On today’s episode of the Healthy Wealthy and Smart Podcast, Andrew Vigotsky joins me to answer audience questions and translate biomechanics literature to clinical practice. Andrew is currently a Master’s student in Biomedical Engineering at Northwestern University in Evanston, IL, concentrating on musculoskeletal biomechanics. His thesis work aims to elucidate the relationship between the shear-wave velocity of muscle, as measured using Supersonic Shear Imaging, and muscle stiffness in vivo.
In this episode, Andrew answers:
-What is your biggest surprise on engaging clinical practitioners with research evidence?
-How much do you feel biomechanics matter when looking at injury and pain development across various exercises?
-If you were building your own program to maximize muscle hypertrophy what parameters would you use?
-What can we draw from EMG studies and what conclusions are fair to make?
-And so many more!
The goal of biomechanics research is to ultimately translate results to the clinic and enhance how clinicians treat their patients. Andrew states, “It’s only after you find those answers that you really understand what your results mean and how your question can affect society.”
Despite the large amount of research done each year in university labs, very little reaches practioners. Andrew notes, “There is a time lag from research to practice in the medical field of about 17 years.” Andrew believes clinicians can improve this transmission rate through a greater focus on science literacy and improved dissemination of new findings.

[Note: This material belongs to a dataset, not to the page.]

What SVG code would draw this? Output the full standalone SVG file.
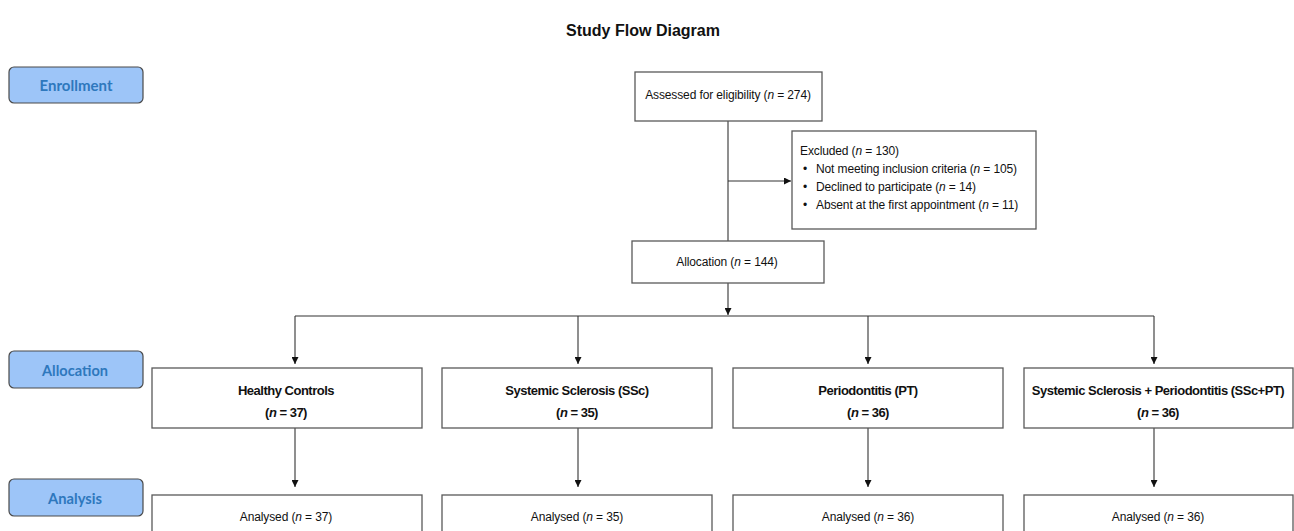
<svg xmlns="http://www.w3.org/2000/svg" width="1294" height="531" viewBox="0 0 1294 531">
<defs>
<marker id="ah" viewBox="0 0 10 10" refX="10" refY="5" markerWidth="7" markerHeight="7" markerUnits="userSpaceOnUse" orient="auto">
<path d="M0,0 L10,5 L0,10 z" fill="#111"/>
</marker>
</defs>
<style>
.box{fill:#fff;stroke:#595959;stroke-width:1.3}
.lbl{fill:#9dc5f8;stroke:#4a4a4a;stroke-width:1.2}
.lt{font-family:Lato,"Liberation Sans",sans-serif;font-weight:bold;font-size:16px;fill:#2e78bd;text-anchor:middle}
.t{font-family:"Liberation Sans",Arial,sans-serif;font-size:12px;letter-spacing:-0.12px;fill:#111}
.c{text-anchor:middle}
.b{font-weight:bold;font-size:13px;letter-spacing:-0.5px}
.title{font-family:"Liberation Sans",Arial,sans-serif;font-size:16px;font-weight:bold;fill:#111;text-anchor:middle}
.ln{fill:none;stroke:#333;stroke-width:1.1}
</style>
<text class="title" x="643" y="36" textLength="154" lengthAdjust="spacingAndGlyphs">Study Flow Diagram</text>

<g id="label-enrollment">
<rect class="lbl" x="9" y="67" width="134" height="36" rx="5"/>
<text class="lt" x="76" y="91" textLength="73" lengthAdjust="spacingAndGlyphs">Enrollment</text>
</g>
<g id="label-allocation">
<rect class="lbl" x="9" y="351" width="134" height="37" rx="5"/>
<text class="lt" x="75" y="376" textLength="66" lengthAdjust="spacingAndGlyphs">Allocation</text>
</g>
<g id="label-analysis">
<rect class="lbl" x="9" y="479" width="134" height="37" rx="5"/>
<text class="lt" x="75" y="504" textLength="54" lengthAdjust="spacingAndGlyphs">Analysis</text>
</g>

<g id="connectors">
<path class="ln" d="M728,121 V241"/>
<path class="ln" d="M728,181 H791" marker-end="url(#ah)"/>
<path class="ln" d="M728,283 V315" marker-end="url(#ah)"/>
<path class="ln" d="M295,316 H1154"/>
<path class="ln" d="M295,316 V364" marker-end="url(#ah)"/>
<path class="ln" d="M578,316 V364" marker-end="url(#ah)"/>
<path class="ln" d="M868,316 V364" marker-end="url(#ah)"/>
<path class="ln" d="M1154,316 V364" marker-end="url(#ah)"/>
<path class="ln" d="M295,428 V487" marker-end="url(#ah)"/>
<path class="ln" d="M578,428 V487" marker-end="url(#ah)"/>
<path class="ln" d="M868,428 V487" marker-end="url(#ah)"/>
<path class="ln" d="M1154,428 V487" marker-end="url(#ah)"/>
</g>

<g id="assessed">
<rect class="box" x="635" y="72" width="187" height="49"/>
<text class="t c" x="728" y="99">Assessed for eligibility (<tspan font-style="italic">n</tspan> = 274)</text>
</g>

<g id="excluded">
<rect class="box" x="792" y="131" width="244" height="98"/>
<text class="t" x="800" y="155">Excluded (<tspan font-style="italic">n</tspan> = 130)</text>
<text class="t" x="803" y="173">•</text>
<text class="t" x="816" y="173">Not meeting inclusion criteria (<tspan font-style="italic">n</tspan> = 105)</text>
<text class="t" x="803" y="191">•</text>
<text class="t" x="816" y="191">Declined to participate (<tspan font-style="italic">n</tspan> = 14)</text>
<text class="t" x="803" y="209">•</text>
<text class="t" x="816" y="209">Absent at the first appointment (<tspan font-style="italic">n</tspan> = 11)</text>
</g>

<g id="allocation">
<rect class="box" x="632" y="241" width="192" height="42"/>
<text class="t c" x="727" y="266">Allocation (<tspan font-style="italic">n</tspan> = 144)</text>
</g>

<g id="healthy">
<rect class="box" x="152" y="368" width="270" height="60"/>
<text class="t b c" x="286" y="395">Healthy Controls</text>
<text class="t b c" x="286" y="417">(<tspan font-style="italic">n</tspan> = 37)</text>
</g>
<g id="ssc">
<rect class="box" x="442" y="368" width="270" height="60"/>
<text class="t b c" x="577" y="395">Systemic Sclerosis (SSc)</text>
<text class="t b c" x="577" y="417">(<tspan font-style="italic">n</tspan> = 35)</text>
</g>
<g id="pt">
<rect class="box" x="733" y="368" width="270" height="60"/>
<text class="t b c" x="868" y="395">Periodontitis (PT)</text>
<text class="t b c" x="868" y="417">(<tspan font-style="italic">n</tspan> = 36)</text>
</g>
<g id="sscpt">
<rect class="box" x="1024" y="368" width="269" height="60"/>
<text class="t b c" x="1158" y="395">Systemic Sclerosis + Periodontitis (SSc+PT)</text>
<text class="t b c" x="1158" y="417">(<tspan font-style="italic">n</tspan> = 36)</text>
</g>

<g id="analysed-healthy">
<rect class="box" x="152" y="495" width="270" height="45"/>
<text class="t c" x="286" y="521">Analysed (<tspan font-style="italic">n</tspan> = 37)</text>
</g>
<g id="analysed-ssc">
<rect class="box" x="442" y="495" width="270" height="45"/>
<text class="t c" x="577" y="521">Analysed (<tspan font-style="italic">n</tspan> = 35)</text>
</g>
<g id="analysed-pt">
<rect class="box" x="733" y="495" width="270" height="45"/>
<text class="t c" x="868" y="521">Analysed (<tspan font-style="italic">n</tspan> = 36)</text>
</g>
<g id="analysed-sscpt">
<rect class="box" x="1024" y="495" width="269" height="45"/>
<text class="t c" x="1158" y="521">Analysed (<tspan font-style="italic">n</tspan> = 36)</text>
</g>
</svg>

Best evidence based practice encompasses all elements of a biopsychosocial framework. Andrew believes, “Biomechanics still matters… It’s just in what context does it matter. From the people that are purely biomechanical, the neurophysiological and the pain science stuff matters a lot and we can’t ignore that.”
For more information on Andrew:
Andrew is currently a Master’s student in Biomedical Engineering at Northwestern University in Evanston, IL, where he is concentrating on musculoskeletal biomechanics. His thesis work aims to elucidate the relationship between the shear-wave velocity of muscle, as measured using Supersonic Shear Imaging, and muscle stiffness in vivo. He is completing this work in two different labs: the Neuromuscular Biomechanics Laboratory and the Neurobionics Lab, under Drs. Sabrina Lee and Elliott Rouse, respectively.
Before attending Northwestern, Andrew graduated with a BS in Kinesiology from Arizona State University (ASU). It was during those undergraduate studies that he started getting involved in research; Erin Feser supervised him in ASU’s Motion Analysis Laboratory, where he carried out two data collections that resulted in three publications. The studies investigated the effects of load on good morning kinematics and EMG amplitude, the acute effects of anterior thigh foam rolling, and the validity of the modified Thomas test. In addition to Erin’s mentorship, I also grew close to Dr. Rick Hinrichs, who taught me a lot about biomechanics both inside and outside of the classroom.
While at ASU, Andrew was also able to secure an internship under Dr. Bret Contreras while he was completing research for his Ph.D. Bret has had a profound impact on how he thinks about movement and sports science. Together, they have published over a dozen papers related to strength, muscle hypertrophy, and physical performance, and have much more in the pipeline. Moreover, he has introduced Andrew to other great minds and researchers, such as Chris Beardsley and Dr. Brad Schoenfeld.
After graduating from ASU, Andrew completed pre-requisites for graduate school (i.e., math, physics, and engineering courses) at a local community college while splitting time between two laboratories: the Leon Root, MD Motion Analysis Laboratory, at the Hospital for Special Surgery (HSS), and the Human Performance Laboratory, at CUNY Lehman. At HSS, he worked under Dr. Andrew Kraszewski to develop a 3D-mesh model of the gluteus maximus. At CUNY Lehman, he worked under Dr. Brad Schoenfeld to train participants and collect data for a training study, and also designed and carried out a cross-sectional study that investigated the determinants of squat strength, which is currently in peer-review.